- **DIRECTIVE**
Go through the listing and copy each line with the string "chart".

Entries from a dataset:
---
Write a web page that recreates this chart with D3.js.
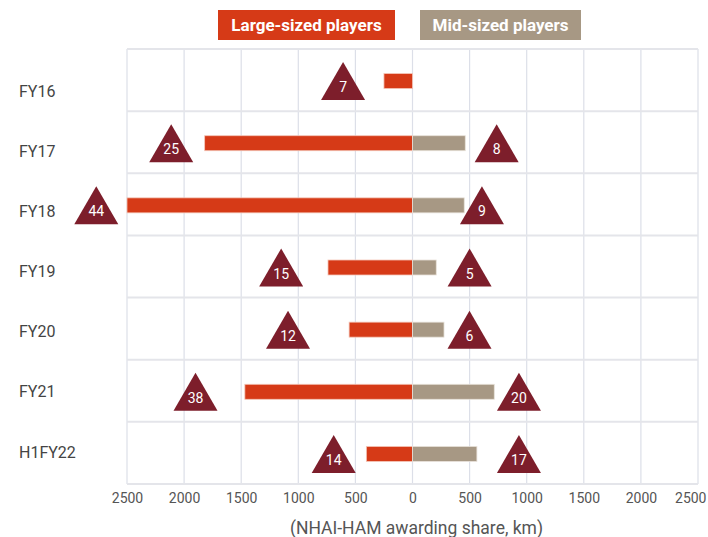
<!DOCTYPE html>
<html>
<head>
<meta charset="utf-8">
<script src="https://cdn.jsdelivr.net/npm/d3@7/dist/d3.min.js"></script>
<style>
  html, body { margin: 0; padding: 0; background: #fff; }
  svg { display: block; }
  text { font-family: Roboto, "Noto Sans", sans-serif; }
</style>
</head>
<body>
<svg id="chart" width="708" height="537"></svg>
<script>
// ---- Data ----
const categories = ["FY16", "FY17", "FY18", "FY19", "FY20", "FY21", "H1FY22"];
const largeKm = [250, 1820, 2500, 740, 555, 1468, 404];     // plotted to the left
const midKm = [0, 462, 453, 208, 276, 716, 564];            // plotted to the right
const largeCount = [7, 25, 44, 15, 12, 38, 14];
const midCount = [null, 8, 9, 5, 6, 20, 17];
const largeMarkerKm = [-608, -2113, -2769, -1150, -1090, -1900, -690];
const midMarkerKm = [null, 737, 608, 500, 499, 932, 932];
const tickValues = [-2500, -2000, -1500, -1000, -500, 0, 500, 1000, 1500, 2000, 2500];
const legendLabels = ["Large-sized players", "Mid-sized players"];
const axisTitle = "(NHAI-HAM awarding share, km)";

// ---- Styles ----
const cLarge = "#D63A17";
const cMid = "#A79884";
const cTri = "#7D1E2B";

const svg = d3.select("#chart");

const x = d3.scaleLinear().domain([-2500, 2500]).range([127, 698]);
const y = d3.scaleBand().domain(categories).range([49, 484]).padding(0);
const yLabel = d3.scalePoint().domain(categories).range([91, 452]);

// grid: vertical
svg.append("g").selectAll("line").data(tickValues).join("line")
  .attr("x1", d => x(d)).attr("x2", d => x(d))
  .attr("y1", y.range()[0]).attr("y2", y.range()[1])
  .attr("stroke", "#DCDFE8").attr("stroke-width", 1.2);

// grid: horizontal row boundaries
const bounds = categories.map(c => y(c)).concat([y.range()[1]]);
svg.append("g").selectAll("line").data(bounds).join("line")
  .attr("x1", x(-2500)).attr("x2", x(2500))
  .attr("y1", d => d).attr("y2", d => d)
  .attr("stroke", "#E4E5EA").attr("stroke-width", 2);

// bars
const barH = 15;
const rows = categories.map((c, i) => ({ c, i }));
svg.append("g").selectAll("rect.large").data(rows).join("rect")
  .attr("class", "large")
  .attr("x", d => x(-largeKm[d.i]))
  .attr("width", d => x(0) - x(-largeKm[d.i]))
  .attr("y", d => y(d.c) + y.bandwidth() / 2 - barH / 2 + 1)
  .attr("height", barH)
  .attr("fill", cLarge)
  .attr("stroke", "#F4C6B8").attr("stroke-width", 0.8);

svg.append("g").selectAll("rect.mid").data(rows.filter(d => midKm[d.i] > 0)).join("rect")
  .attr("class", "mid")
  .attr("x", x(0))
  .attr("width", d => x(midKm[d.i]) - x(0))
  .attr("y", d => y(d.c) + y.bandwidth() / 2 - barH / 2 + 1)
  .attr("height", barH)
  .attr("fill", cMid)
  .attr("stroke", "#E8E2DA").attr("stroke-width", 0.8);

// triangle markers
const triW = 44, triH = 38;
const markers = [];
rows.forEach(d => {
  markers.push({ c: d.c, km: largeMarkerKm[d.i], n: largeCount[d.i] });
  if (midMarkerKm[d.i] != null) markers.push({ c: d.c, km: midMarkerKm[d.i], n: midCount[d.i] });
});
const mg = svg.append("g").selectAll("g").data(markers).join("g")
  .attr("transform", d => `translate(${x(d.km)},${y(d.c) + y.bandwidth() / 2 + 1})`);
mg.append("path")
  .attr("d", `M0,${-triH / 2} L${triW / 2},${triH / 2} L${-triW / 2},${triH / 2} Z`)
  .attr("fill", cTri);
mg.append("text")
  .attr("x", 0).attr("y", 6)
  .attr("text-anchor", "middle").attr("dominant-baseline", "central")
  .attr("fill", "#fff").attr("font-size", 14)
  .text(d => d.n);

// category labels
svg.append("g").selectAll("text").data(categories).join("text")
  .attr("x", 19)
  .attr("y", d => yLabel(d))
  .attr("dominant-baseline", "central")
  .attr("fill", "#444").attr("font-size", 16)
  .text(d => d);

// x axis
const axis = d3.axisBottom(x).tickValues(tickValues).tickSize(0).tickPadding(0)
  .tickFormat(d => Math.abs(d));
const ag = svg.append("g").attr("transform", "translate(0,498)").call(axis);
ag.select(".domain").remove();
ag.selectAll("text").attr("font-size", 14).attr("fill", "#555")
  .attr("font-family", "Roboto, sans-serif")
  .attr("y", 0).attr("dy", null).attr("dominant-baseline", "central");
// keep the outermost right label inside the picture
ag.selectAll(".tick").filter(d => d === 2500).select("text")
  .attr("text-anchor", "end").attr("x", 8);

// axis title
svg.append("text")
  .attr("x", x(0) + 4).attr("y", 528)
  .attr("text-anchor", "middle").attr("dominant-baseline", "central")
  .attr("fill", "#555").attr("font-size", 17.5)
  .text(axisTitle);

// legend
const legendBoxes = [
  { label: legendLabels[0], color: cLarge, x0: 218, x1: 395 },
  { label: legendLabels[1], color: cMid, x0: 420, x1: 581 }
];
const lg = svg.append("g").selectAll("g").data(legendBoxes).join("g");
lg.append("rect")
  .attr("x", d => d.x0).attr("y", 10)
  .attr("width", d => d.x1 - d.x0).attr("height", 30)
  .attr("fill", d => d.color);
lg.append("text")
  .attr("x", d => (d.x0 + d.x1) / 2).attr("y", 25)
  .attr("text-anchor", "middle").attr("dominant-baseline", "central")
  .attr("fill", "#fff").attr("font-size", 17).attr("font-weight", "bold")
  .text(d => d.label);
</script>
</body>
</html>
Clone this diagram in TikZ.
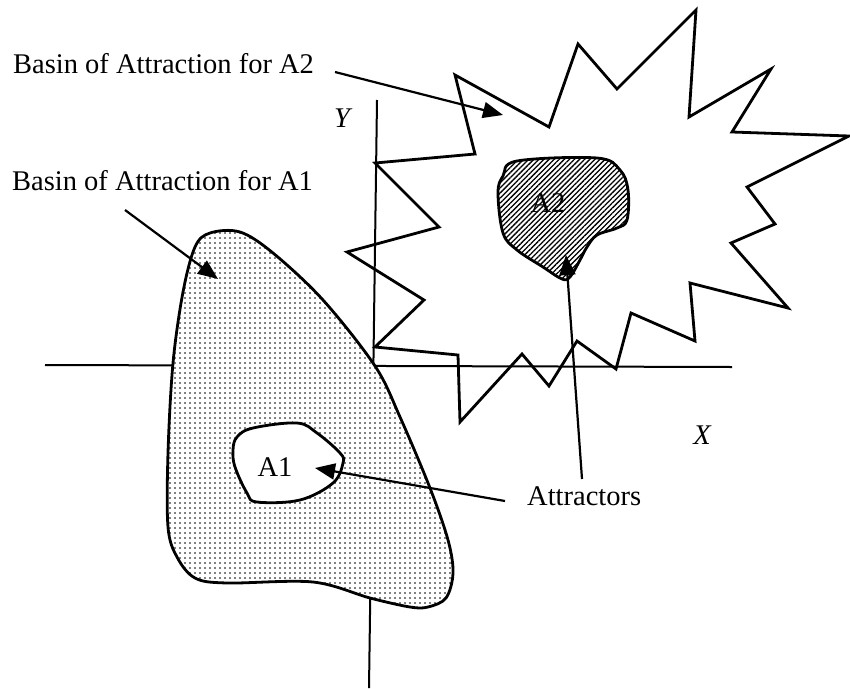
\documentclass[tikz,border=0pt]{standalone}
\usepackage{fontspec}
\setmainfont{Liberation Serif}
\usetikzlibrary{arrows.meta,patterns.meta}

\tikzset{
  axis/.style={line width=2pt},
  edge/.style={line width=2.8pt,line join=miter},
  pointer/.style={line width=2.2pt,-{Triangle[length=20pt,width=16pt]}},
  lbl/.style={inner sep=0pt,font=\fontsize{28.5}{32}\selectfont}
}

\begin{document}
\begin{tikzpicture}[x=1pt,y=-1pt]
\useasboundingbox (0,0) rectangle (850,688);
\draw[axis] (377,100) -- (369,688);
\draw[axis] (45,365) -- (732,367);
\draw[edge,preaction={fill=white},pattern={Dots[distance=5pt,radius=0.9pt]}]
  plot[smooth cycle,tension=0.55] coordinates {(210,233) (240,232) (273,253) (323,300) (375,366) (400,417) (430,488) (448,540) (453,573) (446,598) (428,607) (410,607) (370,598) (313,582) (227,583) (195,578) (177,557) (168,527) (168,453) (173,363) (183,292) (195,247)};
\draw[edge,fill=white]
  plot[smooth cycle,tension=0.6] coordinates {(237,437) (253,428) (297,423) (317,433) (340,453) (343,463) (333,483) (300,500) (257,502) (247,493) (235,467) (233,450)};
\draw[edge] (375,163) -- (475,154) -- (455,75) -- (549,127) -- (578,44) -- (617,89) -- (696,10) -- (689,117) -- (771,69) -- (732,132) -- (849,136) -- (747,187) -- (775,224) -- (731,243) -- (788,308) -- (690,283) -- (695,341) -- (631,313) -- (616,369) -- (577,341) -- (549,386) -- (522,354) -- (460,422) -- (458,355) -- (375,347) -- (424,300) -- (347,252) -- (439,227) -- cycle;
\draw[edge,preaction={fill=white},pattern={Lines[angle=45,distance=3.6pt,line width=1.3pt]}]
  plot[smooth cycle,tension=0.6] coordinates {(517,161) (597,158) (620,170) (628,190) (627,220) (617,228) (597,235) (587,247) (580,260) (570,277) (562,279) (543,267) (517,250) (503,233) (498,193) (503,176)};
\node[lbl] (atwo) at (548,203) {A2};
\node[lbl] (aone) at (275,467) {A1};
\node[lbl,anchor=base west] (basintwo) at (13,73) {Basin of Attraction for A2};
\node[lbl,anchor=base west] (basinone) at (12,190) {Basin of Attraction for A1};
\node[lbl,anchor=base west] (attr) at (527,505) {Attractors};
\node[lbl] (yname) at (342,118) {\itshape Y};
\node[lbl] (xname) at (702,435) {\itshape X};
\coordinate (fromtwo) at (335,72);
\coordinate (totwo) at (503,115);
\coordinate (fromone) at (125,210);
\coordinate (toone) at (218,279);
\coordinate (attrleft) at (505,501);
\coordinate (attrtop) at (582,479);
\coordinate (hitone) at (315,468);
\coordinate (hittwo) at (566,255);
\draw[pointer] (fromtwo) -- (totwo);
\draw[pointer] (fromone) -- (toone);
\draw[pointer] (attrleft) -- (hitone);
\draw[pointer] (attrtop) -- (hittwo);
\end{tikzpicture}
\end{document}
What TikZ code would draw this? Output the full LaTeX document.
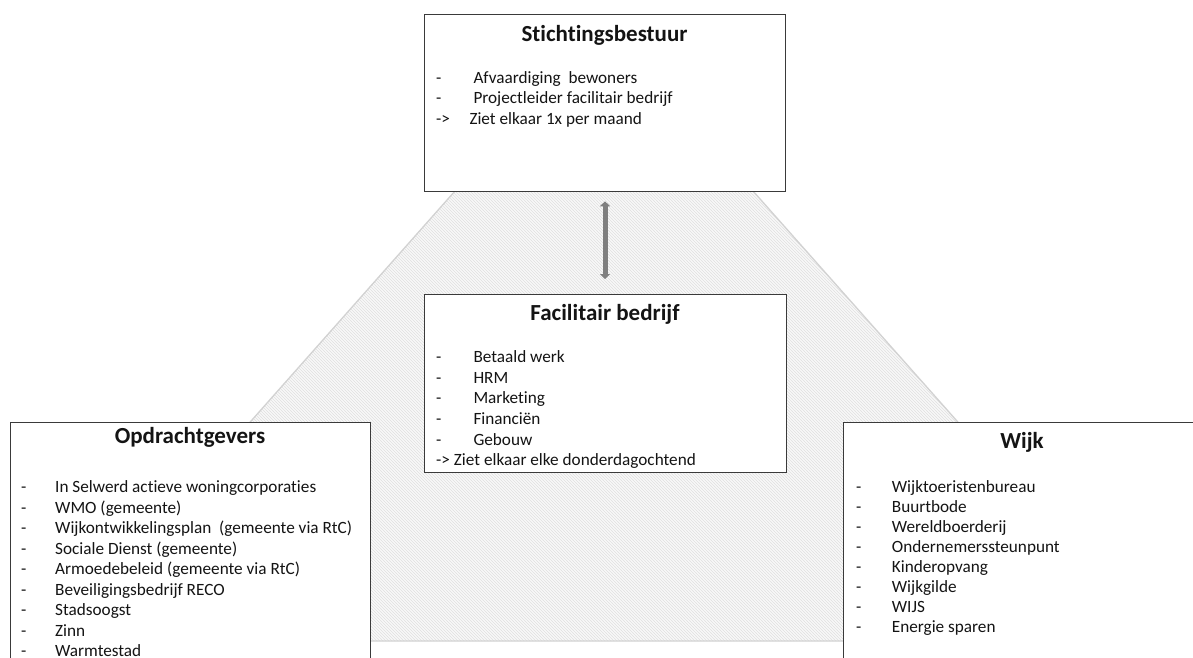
---
- **ANSWER TO THIS PROBLEM**
Write a web page that recreates this chart with D3.js.
<svg id="chart" width="708" height="537"></svg>
const svg = d3.select("#chart");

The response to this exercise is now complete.